Chief Paul Ferreira was named to the Police Chief’s position by the Hawaii County Police Commission on December 8, 2016, assuming the role on December 30, 2016.  He chose Kenneth Bugado, Jr. as his Deputy Police Chief.  We were honored to have them introduce themselves to our Club.  The Police Chief and Deputy are honorary members of the RCHB.  We offered our club as a source of assistance.

 
After joining the Hawaii Police Department in July 1982 (35 years), Chief Ferreira worked as a patrol officer, detective and several positions in the Administrative Bureau, including Assistant Chief, where he oversaw the Administrative and Technical Services Divisions.  Puna was his first assignment, then Kona.  He served in criminal investigation as a detective.  In 1999, he moved to the administrative division in charge of training, and learned that there was much more to policing than patrolling on the streets.  During the last eight years, he served as the Deputy Police Chief.
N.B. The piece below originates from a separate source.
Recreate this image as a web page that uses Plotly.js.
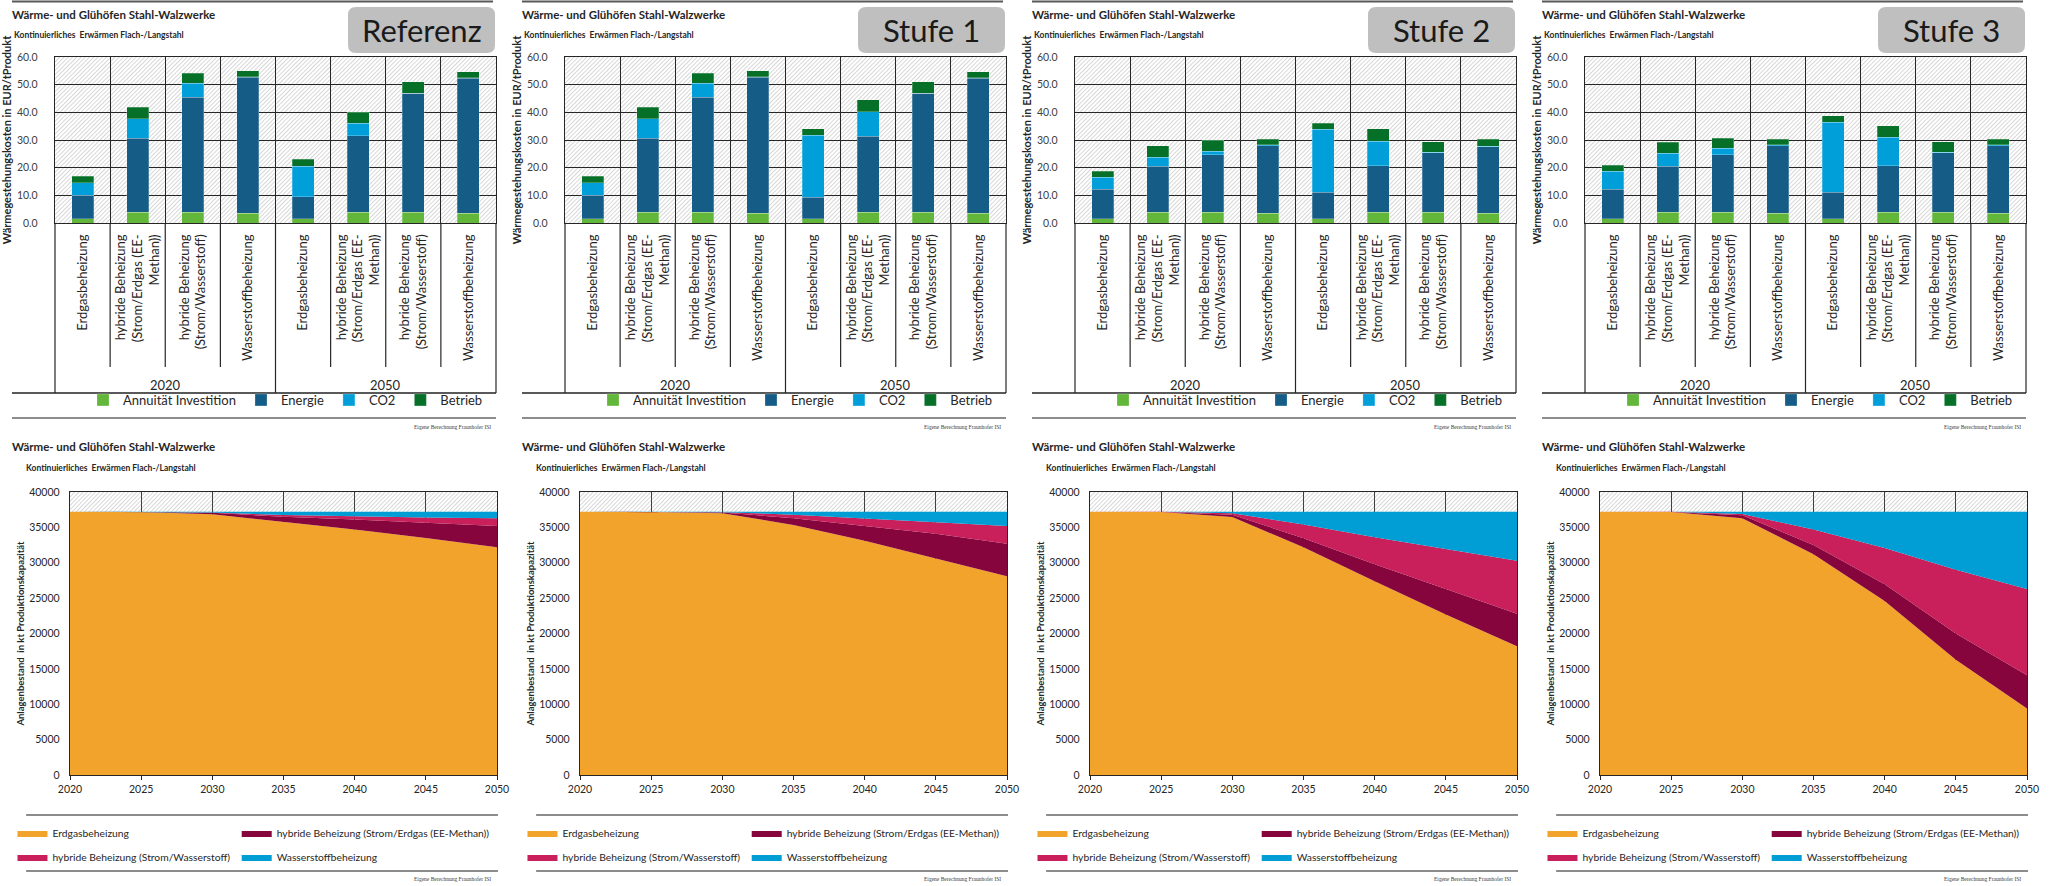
<!DOCTYPE html>
<html><head><meta charset="utf-8">
<script src="https://cdn.plot.ly/plotly-3.0.1.min.js"></script>
<style>
html,body{margin:0;padding:0;background:#fff;width:2052px;height:886px;overflow:hidden;}
.p{position:absolute;}
</style></head><body>
<div id="t0" class="p"></div><div id="t1" class="p"></div><div id="t2" class="p"></div><div id="t3" class="p"></div>
<div id="b0" class="p"></div><div id="b1" class="p"></div><div id="b2" class="p"></div><div id="b3" class="p"></div>
<script>
// ---------------- DATA ----------------
const scenarios = ['Referenz', 'Stufe 1', 'Stufe 2', 'Stufe 3'];
const chartTitle = 'Wärme- und Glühöfen Stahl-Walzwerke';
const chartSubtitle = 'Kontinuierliches  Erwärmen Flach-/Langstahl';
const sourceNote = 'Eigene Berechnung Fraunhofer ISI';
const yearGroups = ['2020', '2050'];
const technologyLabels = ['Erdgasbeheizung', 'hybride Beheizung<br>(Strom/Erdgas (EE-<br>Methan))', 'hybride Beheizung<br>(Strom/Wasserstoff)', 'Wasserstoffbeheizung'];
const costComponents = ['Annuität Investition', 'Energie', 'CO2', 'Betrieb'];
const costAxisTitle = 'Wärmegestehungskosten in EUR/tProdukt';

// EUR/t Produkt; order: 2020 (4 technologies), 2050 (4 technologies)
const refAnnuitaet = [1.6, 3.9, 3.9, 3.6, 1.6, 3.9, 3.9, 3.6];
const refEnergie   = [8.4, 26.7, 41.5, 49.0, 7.8, 27.7, 43.0, 48.7];
const refCO2       = [4.5, 7.0, 5.2, 0.3, 11.2, 4.4, 0.0, 0.2];
const refBetrieb   = [2.4, 4.3, 3.6, 2.1, 2.4, 4.0, 4.1, 2.2];

const st1Annuitaet = [1.6, 3.9, 3.9, 3.6, 1.5, 3.8, 3.9, 3.6];
const st1Energie   = [8.4, 26.7, 41.5, 49.0, 7.8, 27.6, 43.0, 48.7];
const st1CO2       = [4.5, 7.0, 5.2, 0.3, 22.4, 8.9, 0.0, 0.2];
const st1Betrieb   = [2.4, 4.3, 3.6, 2.1, 2.3, 4.3, 4.1, 2.2];

const st2Annuitaet = [1.6, 3.9, 3.9, 3.6, 1.6, 3.9, 3.9, 3.6];
const st2Energie   = [10.6, 16.7, 20.7, 24.3, 9.6, 16.8, 21.5, 24.0];
const st2CO2       = [4.3, 3.1, 1.4, 0.3, 22.7, 8.9, 0.1, 0.2];
const st2Betrieb   = [2.2, 4.2, 4.0, 2.0, 2.1, 4.4, 3.9, 2.4];

const st3Annuitaet = [1.6, 3.9, 3.9, 3.6, 1.6, 3.9, 3.9, 3.6];
const st3Energie   = [10.6, 16.7, 20.7, 24.3, 9.6, 16.8, 21.5, 24.3];
const st3CO2       = [6.5, 4.6, 2.4, 0.3, 25.2, 10.3, 0.1, 0.3];
const st3Betrieb   = [2.2, 4.0, 3.6, 2.0, 2.3, 4.2, 3.9, 2.0];

const stockYears = [2020, 2025, 2030, 2035, 2040, 2045, 2050];
const stockTechnologies = ['Erdgasbeheizung', 'hybride Beheizung (Strom/Erdgas (EE-Methan))', 'hybride Beheizung (Strom/Wasserstoff)', 'Wasserstoffbeheizung'];
const stockAxisTitle = 'Anlagenbestand  in kt Produktionskapazität';

// kt Produktionskapazität
const refErdgas      = [37200, 37180, 36850, 35800, 34700, 33500, 32200];
const refHybridEE    = [0, 10, 200, 700, 1400, 2200, 3000];
const refHybridH2    = [0, 10, 60, 250, 450, 700, 1100];
const refWasserstoff = [0, 0, 90, 450, 650, 800, 900];

const st1Erdgas      = [37200, 37170, 37000, 35350, 33100, 30600, 28100];
const st1HybridEE    = [0, 10, 100, 950, 2100, 3500, 4600];
const st1HybridH2    = [0, 20, 50, 500, 1100, 1700, 2500];
const st1Wasserstoff = [0, 0, 50, 400, 900, 1400, 2000];

const st2Erdgas      = [37200, 37170, 36450, 32200, 27400, 22700, 18200];
const st2HybridEE    = [0, 10, 350, 1250, 2400, 3600, 4600];
const st2HybridH2    = [0, 20, 200, 1950, 3800, 5600, 7500];
const st2Wasserstoff = [0, 0, 200, 1800, 3600, 5300, 6900];

const st3Erdgas      = [37200, 37170, 36300, 31200, 24600, 16300, 9400];
const st3HybridEE    = [0, 10, 400, 1300, 2350, 3700, 4700];
const st3HybridH2    = [0, 20, 200, 2200, 5150, 9000, 12200];
const st3Wasserstoff = [0, 0, 300, 2500, 5100, 8200, 10900];

// ---------------- STYLE ----------------
const costColors = ['#62B73A', '#155D87', '#009FDA', '#077028'];
const stockColors = ['#F2A32C', '#85053C', '#C9205B', '#019ED6'];
const stockLegendColumn = ['legend', 'legend2', 'legend', 'legend2'];
const FONT = 'Lato, "Open Sans", "DejaVu Sans", sans-serif';
const TXT = '#262626';
const W = 510;
const colX = [0, 510, 1020, 1530];

const costSets = [
  [refAnnuitaet, refEnergie, refCO2, refBetrieb],
  [st1Annuitaet, st1Energie, st1CO2, st1Betrieb],
  [st2Annuitaet, st2Energie, st2CO2, st2Betrieb],
  [st3Annuitaet, st3Energie, st3CO2, st3Betrieb]
];
const stockSets = [
  [refErdgas, refHybridEE, refHybridH2, refWasserstoff],
  [st1Erdgas, st1HybridEE, st1HybridH2, st1Wasserstoff],
  [st2Erdgas, st2HybridEE, st2HybridH2, st2Wasserstoff],
  [st3Erdgas, st3HybridEE, st3HybridH2, st3Wasserstoff]
];

// unique category keys (invisible suffix distinguishes the year groups)
const categoryKeys = yearGroups.flatMap((g, gi) => technologyLabels.map(t => t + '\u200B'.repeat(gi)));

function hatch(w, h) {
  const svg = "<svg xmlns='http://www.w3.org/2000/svg' width='" + w + "' height='" + h + "'>" +
    "<defs><pattern id='h' width='3' height='3' patternUnits='userSpaceOnUse' patternTransform='rotate(45)'>" +
    "<rect width='3' height='3' fill='#ffffff'/><line x1='0.5' y1='0' x2='0.5' y2='3' stroke='#d2d2d2' stroke-width='0.9'/></pattern></defs>" +
    "<rect width='" + w + "' height='" + h + "' fill='url(#h)'/></svg>";
  return 'data:image/svg+xml;charset=utf-8,' + encodeURIComponent(svg);
}

function frame(H, m) {
  const pw = W - m.l - m.r, ph = H - m.t - m.b;
  return {pw, ph, X: px => (px - m.l) / pw, Y: py => (H - m.b - py) / ph};
}
function hline(c, x0, x1, y, color, w) {
  return {type: 'line', xref: 'paper', yref: 'paper', x0: c.X(x0), x1: c.X(x1), y0: c.Y(y), y1: c.Y(y), line: {color, width: w}};
}
function roundRect(c, x0, y0, x1, y1, r) {
  const P = (x, y) => c.X(x).toFixed(5) + ',' + c.Y(y).toFixed(5);
  return 'M' + P(x0 + r, y0) + ' L' + P(x1 - r, y0) + ' Q' + P(x1, y0) + ' ' + P(x1, y0 + r) +
    ' L' + P(x1, y1 - r) + ' Q' + P(x1, y1) + ' ' + P(x1 - r, y1) +
    ' L' + P(x0 + r, y1) + ' Q' + P(x0, y1) + ' ' + P(x0, y1 - r) +
    ' L' + P(x0, y0 + r) + ' Q' + P(x0, y0) + ' ' + P(x0 + r, y0) + ' Z';
}
function ann(c, x, y, text, size, opts) {
  return Object.assign({xref: 'paper', yref: 'paper', x: c.X(x), y: c.Y(y), text, showarrow: false,
    xanchor: 'left', yanchor: 'middle', font: {family: FONT, size, color: TXT}}, opts || {});
}

function topChart(i) {
  const H = 443;
  const m = {l: 55, r: 14, t: 57, b: 220};
  const c = frame(H, m);
  const el = document.getElementById('t' + i);
  el.style.left = colX[i] + 'px'; el.style.top = '0px';
  const traces = costComponents.map((name, k) => ({
    type: 'bar', name, x: categoryKeys, y: costSets[i][k],
    marker: {color: costColors[k], line: {color: 'rgba(255,255,255,0.3)', width: 0.8}}
  }));
  // category separators below the axis (boundaries between categories)
  const n = categoryKeys.length;
  const sepShapes = [];
  for (let k = 0; k <= n; k++) {
    const full = (k === 0 || k === n || k === n / 2);
    sepShapes.push({type: 'line', xref: 'x domain', yref: 'paper', x0: k / n, x1: k / n,
      y0: c.Y(223), y1: c.Y(full ? 393 : 367), line: {color: '#262626', width: 1.2}});
  }
  const layout = {
    width: W, height: H, margin: m, autosize: false,
    paper_bgcolor: 'rgba(0,0,0,0)', plot_bgcolor: 'rgba(0,0,0,0)',
    barmode: 'stack', bargap: 0.6, showlegend: true,
    font: {family: FONT, color: TXT},
    title: {text: chartTitle, xref: 'container', yref: 'container', x: 12 / W, y: 1 - 15 / H,
      xanchor: 'left', yanchor: 'middle', font: {family: FONT, size: 11.5, weight: 'bold', color: TXT}},
    xaxis: {type: 'category', tickson: 'boundaries', ticks: '',
      showgrid: true, gridcolor: '#262626', gridwidth: 1, tickangle: -90, ticklabelstandoff: 5,
      tickfont: {family: FONT, size: 13, color: TXT}, showline: true, mirror: true, linecolor: '#262626', linewidth: 1.2},
    yaxis: {range: [0, 60], dtick: 10, tickformat: '.1f', showgrid: true, gridcolor: '#262626', gridwidth: 1,
      zeroline: false, showline: true, mirror: true, linecolor: '#262626', linewidth: 1.2, ticks: '',
      ticklabelstandoff: 14, tickfont: {family: FONT, size: 10.5, color: '#404040'},
      title: {text: costAxisTitle, standoff: 3, font: {family: FONT, size: 11, weight: 'bold', color: TXT}}},
    legend: {orientation: 'h', x: c.X(83), xanchor: 'left', y: c.Y(400), yanchor: 'middle', traceorder: 'normal',
      bgcolor: 'rgba(0,0,0,0)', font: {family: FONT, size: 13, color: TXT}},
    images: [{source: hatch(c.pw, c.ph), xref: 'paper', yref: 'paper', x: 0, y: 1, sizex: 1, sizey: 1,
      sizing: 'stretch', xanchor: 'left', yanchor: 'top', layer: 'below'}],
    shapes: [
      hline(c, 12, 493, 1.5, '#595959', 2),
      hline(c, 12, 496, 393, '#595959', 2),
      hline(c, 12, 496, 418, '#8c8c8c', 2),
      ...sepShapes,
      {type: 'path', xref: 'paper', yref: 'paper', path: roundRect(c, 348, 7, 495, 53, 8), fillcolor: '#BFBFBF', line: {width: 0}}
    ],
    annotations: [
      ann(c, 12, 35, chartSubtitle, 8.5, {font: {family: FONT, size: 8.5, weight: 'bold', color: TXT}}),
      ann(c, 421.5, 30, scenarios[i], 31, {xanchor: 'center', font: {family: FONT, size: 31, color: '#1a1a1a'}}),
      {xref: 'x domain', yref: 'paper', x: 0.25, y: c.Y(385), text: yearGroups[0], showarrow: false, xanchor: 'center', yanchor: 'middle', font: {family: FONT, size: 13, color: TXT}},
      {xref: 'x domain', yref: 'paper', x: 0.75, y: c.Y(385), text: yearGroups[1], showarrow: false, xanchor: 'center', yanchor: 'middle', font: {family: FONT, size: 13, color: TXT}},
      ann(c, 493, 427, sourceNote, 5.5, {xanchor: 'right', font: {family: '"Liberation Serif", serif', size: 5.5, color: '#404040'}})
    ]
  };
  Plotly.newPlot(el, traces, layout, {staticPlot: true, displayModeBar: false});
}

function bottomChart(i) {
  const H = 450;
  const top = 436;
  const m = {l: 59, r: 13, t: 56, b: 111};
  const c = frame(H, m);
  const el = document.getElementById('b' + i);
  el.style.left = colX[i] + 'px'; el.style.top = top + 'px';
  const traces = stockTechnologies.map((name, k) => ({
    type: 'scatter', mode: 'lines', name, x: stockYears, y: stockSets[i][k], stackgroup: 'one',
    legend: stockLegendColumn[k], legendgroup: 'g' + k,
    fillcolor: stockColors[k], line: {width: 0, color: stockColors[k]}
  }));
  const legendBase = {orientation: 'v', xanchor: 'left', y: c.Y(409), yanchor: 'middle', traceorder: 'grouped',
    tracegroupgap: 5, bgcolor: 'rgba(0,0,0,0)', font: {family: FONT, size: 10.3, color: TXT}};
  const layout = {
    width: W, height: H, margin: m, autosize: false,
    paper_bgcolor: 'rgba(0,0,0,0)', plot_bgcolor: 'rgba(0,0,0,0)', showlegend: true,
    font: {family: FONT, color: TXT},
    title: {text: chartTitle, xref: 'container', yref: 'container', x: 12 / W, y: 1 - 11 / H,
      xanchor: 'left', yanchor: 'middle', font: {family: FONT, size: 11.5, weight: 'bold', color: TXT}},
    xaxis: {range: [2020, 2050], dtick: 5, tickformat: 'd', ticks: 'outside', ticklen: 4, tickcolor: '#262626',
      showgrid: true, gridcolor: '#404040', gridwidth: 1.3, zeroline: false, showline: true, mirror: true,
      linecolor: '#262626', linewidth: 1.3, tickfont: {family: FONT, size: 10.5, color: TXT}},
    yaxis: {range: [0, 40000], dtick: 5000, tickformat: 'd', showgrid: false, zeroline: false, showline: true, mirror: true,
      linecolor: '#262626', linewidth: 1.3, ticks: '', ticklabelstandoff: 7, tickfont: {family: FONT, size: 10.5, color: TXT}},
    legend: Object.assign({}, legendBase, {x: c.X(0)}),
    legend2: Object.assign({}, legendBase, {x: c.X(230)}),
    images: [{source: hatch(c.pw, c.ph), xref: 'paper', yref: 'paper', x: 0, y: 1, sizex: 1, sizey: 1,
      sizing: 'stretch', xanchor: 'left', yanchor: 'top', layer: 'below'}],
    shapes: [
      hline(c, 14, 498, 379, '#8c8c8c', 2),
      hline(c, 14, 498, 435, '#8c8c8c', 2)
    ],
    annotations: [
      ann(c, 12, 32, chartSubtitle, 8.5, {font: {family: FONT, size: 8.5, weight: 'bold', color: TXT}}),
      ann(c, 493, 443, sourceNote, 5.5, {xanchor: 'right', font: {family: '"Liberation Serif", serif', size: 5.5, color: '#404040'}})
    ]
  };
  layout.yaxis.title = {text: stockAxisTitle, standoff: 2, font: {family: FONT, size: 9.5, weight: 'bold', color: TXT}};
  Plotly.newPlot(el, traces, layout, {staticPlot: true, displayModeBar: false});
}

for (let i = 0; i < 4; i++) { topChart(i); bottomChart(i); }
</script>
</body></html>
Chief Ferreira will strive to make our police force second to none in the State.
 
Deputy Police Chief Kenneth Bugado Jr. joined the Hawaii Police Department in February 1989 (28 years).  During his career, he worked as a Patrol Officer, Patrol Sergeant, Criminal Intelligence Unit Detective, Lieutenant of the Accreditation Section and Captain of the Criminal Intelligence Unit and Office of Professional Standards.  ​Deputy Bugado's vision is keep Hawaii Island the safest place in the world.  
 
Chief Ferreira and Deputy Bugado responded to questions:
  • Cultural Differences.  Chief Ferreira explained how important it is for police officers to be trained to respond with aloha; this training includes multi-cultural awareness and sensitivity.  
  • Accountability.  The department is nationally accredited.  Accreditation includes a public session that allows people to testify. The accreditation assesses against 460 standards.  Re-accreditation occurs every 3 years.
  • Homelessness.  Homelessness is a community issue. The department is working with downtown associations.  The officers assist the homeless to connect with resources to help them get off the streets.  Improved lighting helps to deter squatting.
  • Firearms.  A few other countries do not carry firearms. Hawaii has one of strictest laws controlling firearms, especially concealed weapons in public. Offiicers carry a taser, mace, baton; firearm is a last resort. Air soft guns mimic real guns distinguished only by the orange symbol.  Sometimes the symbol is painted black. Would be nice if something more could be done to better distinguish air guns from real weapons. Texas is open-carry State; no one helped when officers were ambushed. Education is the most important if you are going to carry a weapon.
  • Three strikes out policy.  This policy has not been enforced.  Jails are crowded. Prisoners sent to Mainland prisons develop a gang mindset.